[Work instructions]: Extract each line of the material that follows exactly and omit its pictures.
# Start of Recorded data
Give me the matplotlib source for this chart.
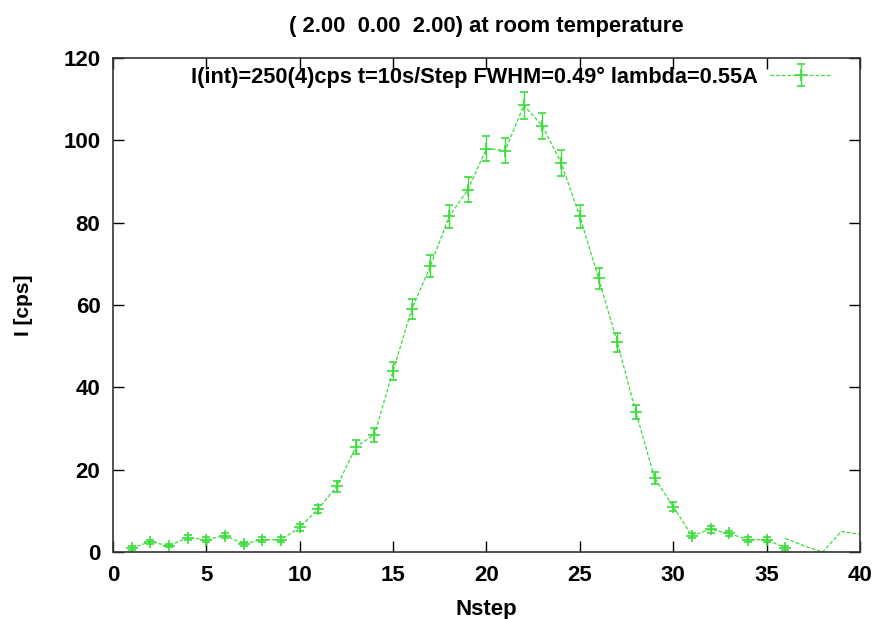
import numpy as np
import matplotlib
matplotlib.use("Agg")
import matplotlib.pyplot as plt

# ------------------- Data -------------------
nstep = list(range(1, 37))
intensity = [1.0, 2.5, 1.5, 3.5, 3.0, 4.0, 2.0, 3.0, 3.0, 6.0,
             10.5, 16.0, 25.5, 28.5, 44.0, 59.0, 69.5, 81.5, 88.0, 98.0,
             97.5, 108.5, 103.5, 94.5, 81.5, 66.5, 51.0, 34.0, 18.0, 11.0,
             4.0, 5.5, 4.5, 3.0, 3.0, 1.0]
errors = [0.4, 0.5, 0.4, 0.6, 0.6, 0.6, 0.5, 0.6, 0.6, 0.8,
          1.0, 1.3, 1.6, 1.7, 2.1, 2.4, 2.6, 2.9, 3.0, 3.1,
          3.1, 3.3, 3.2, 3.1, 2.9, 2.6, 2.3, 1.8, 1.4, 1.1,
          0.7, 0.8, 0.7, 0.6, 0.6, 0.4]

# tail without error bars
tail_step = [36, 37, 38, 39, 40]
tail_int = [3.3, 1.5, 0.0, 5.0, 4.3]

title = "( 2.00  0.00  2.00) at room temperature"
legend_label = "I(int)=250(4)cps t=10s/Step FWHM=0.49\u00b0 lambda=0.55A"
green = "#3cdc3c"

plt.rcParams['font.family'] = ['Liberation Sans', 'DejaVu Sans']

fig = plt.figure(figsize=(8.77, 6.19), dpi=100)
ax = fig.add_axes([0.1288, 0.1082, 0.8518, 0.7981])

ax.errorbar(nstep, intensity, yerr=errors, color=green, linestyle='--',
            linewidth=0.9, marker='+', markersize=8, markeredgewidth=1.2,
            elinewidth=1.0, capsize=3, capthick=1.0, label=legend_label,
            dashes=(3, 1.5))
ax.plot(tail_step, tail_int, color=green, linestyle='--', linewidth=0.9,
        dashes=(3, 1.5))

ax.set_xlim(0, 40)
ax.set_ylim(0, 120)
ax.set_xticks(np.arange(0, 41, 5))
ax.set_yticks(np.arange(0, 121, 20))
ax.tick_params(direction='in', length=8, width=1, top=True, right=True,
               labelsize=16, pad=9)
for lab in ax.get_xticklabels() + ax.get_yticklabels():
    lab.set_fontweight('bold')
for s in ax.spines.values():
    s.set_linewidth(1.2)
    s.set_color('#333333')

ax.set_xlabel("Nstep", fontsize=16, fontweight='bold', labelpad=10)
ax.set_ylabel("I [cps]", fontsize=15, fontweight='bold', labelpad=22)
fig.text(0.555, 0.957, title, fontsize=15.8, fontweight='bold',
         ha='center', va='center')

leg = ax.legend(loc='center right', bbox_to_anchor=(0.9625, 0.9615),
                frameon=False, fontsize=15.7, markerfirst=False,
                handlelength=2.85, handletextpad=0.55,
                borderpad=0, borderaxespad=0)
for t in leg.get_texts():
    t.set_fontweight('bold')

fig.savefig("out.png", dpi=100)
# End of Recorded data
[Solution below]:
Give me the matplotlib source for this chart.
import numpy as np
import matplotlib
matplotlib.use("Agg")
import matplotlib.pyplot as plt

# ------------------- Data -------------------
nstep = list(range(1, 37))
intensity = [1.0, 2.5, 1.5, 3.5, 3.0, 4.0, 2.0, 3.0, 3.0, 6.0,
             10.5, 16.0, 25.5, 28.5, 44.0, 59.0, 69.5, 81.5, 88.0, 98.0,
             97.5, 108.5, 103.5, 94.5, 81.5, 66.5, 51.0, 34.0, 18.0, 11.0,
             4.0, 5.5, 4.5, 3.0, 3.0, 1.0]
errors = [0.4, 0.5, 0.4, 0.6, 0.6, 0.6, 0.5, 0.6, 0.6, 0.8,
          1.0, 1.3, 1.6, 1.7, 2.1, 2.4, 2.6, 2.9, 3.0, 3.1,
          3.1, 3.3, 3.2, 3.1, 2.9, 2.6, 2.3, 1.8, 1.4, 1.1,
          0.7, 0.8, 0.7, 0.6, 0.6, 0.4]

# tail without error bars
tail_step = [36, 37, 38, 39, 40]
tail_int = [3.3, 1.5, 0.0, 5.0, 4.3]

title = "( 2.00  0.00  2.00) at room temperature"
legend_label = "I(int)=250(4)cps t=10s/Step FWHM=0.49\u00b0 lambda=0.55A"
green = "#3cdc3c"

plt.rcParams['font.family'] = ['Liberation Sans', 'DejaVu Sans']

fig = plt.figure(figsize=(8.77, 6.19), dpi=100)
ax = fig.add_axes([0.1288, 0.1082, 0.8518, 0.7981])

ax.errorbar(nstep, intensity, yerr=errors, color=green, linestyle='--',
            linewidth=0.9, marker='+', markersize=8, markeredgewidth=1.2,
            elinewidth=1.0, capsize=3, capthick=1.0, label=legend_label,
            dashes=(3, 1.5))
ax.plot(tail_step, tail_int, color=green, linestyle='--', linewidth=0.9,
        dashes=(3, 1.5))

ax.set_xlim(0, 40)
ax.set_ylim(0, 120)
ax.set_xticks(np.arange(0, 41, 5))
ax.set_yticks(np.arange(0, 121, 20))
ax.tick_params(direction='in', length=8, width=1, top=True, right=True,
               labelsize=16, pad=9)
for lab in ax.get_xticklabels() + ax.get_yticklabels():
    lab.set_fontweight('bold')
for s in ax.spines.values():
    s.set_linewidth(1.2)
    s.set_color('#333333')

ax.set_xlabel("Nstep", fontsize=16, fontweight='bold', labelpad=10)
ax.set_ylabel("I [cps]", fontsize=15, fontweight='bold', labelpad=22)
fig.text(0.555, 0.957, title, fontsize=15.8, fontweight='bold',
         ha='center', va='center')

leg = ax.legend(loc='center right', bbox_to_anchor=(0.9625, 0.9615),
                frameon=False, fontsize=15.7, markerfirst=False,
                handlelength=2.85, handletextpad=0.55,
                borderpad=0, borderaxespad=0)
for t in leg.get_texts():
    t.set_fontweight('bold')

fig.savefig("out.png", dpi=100)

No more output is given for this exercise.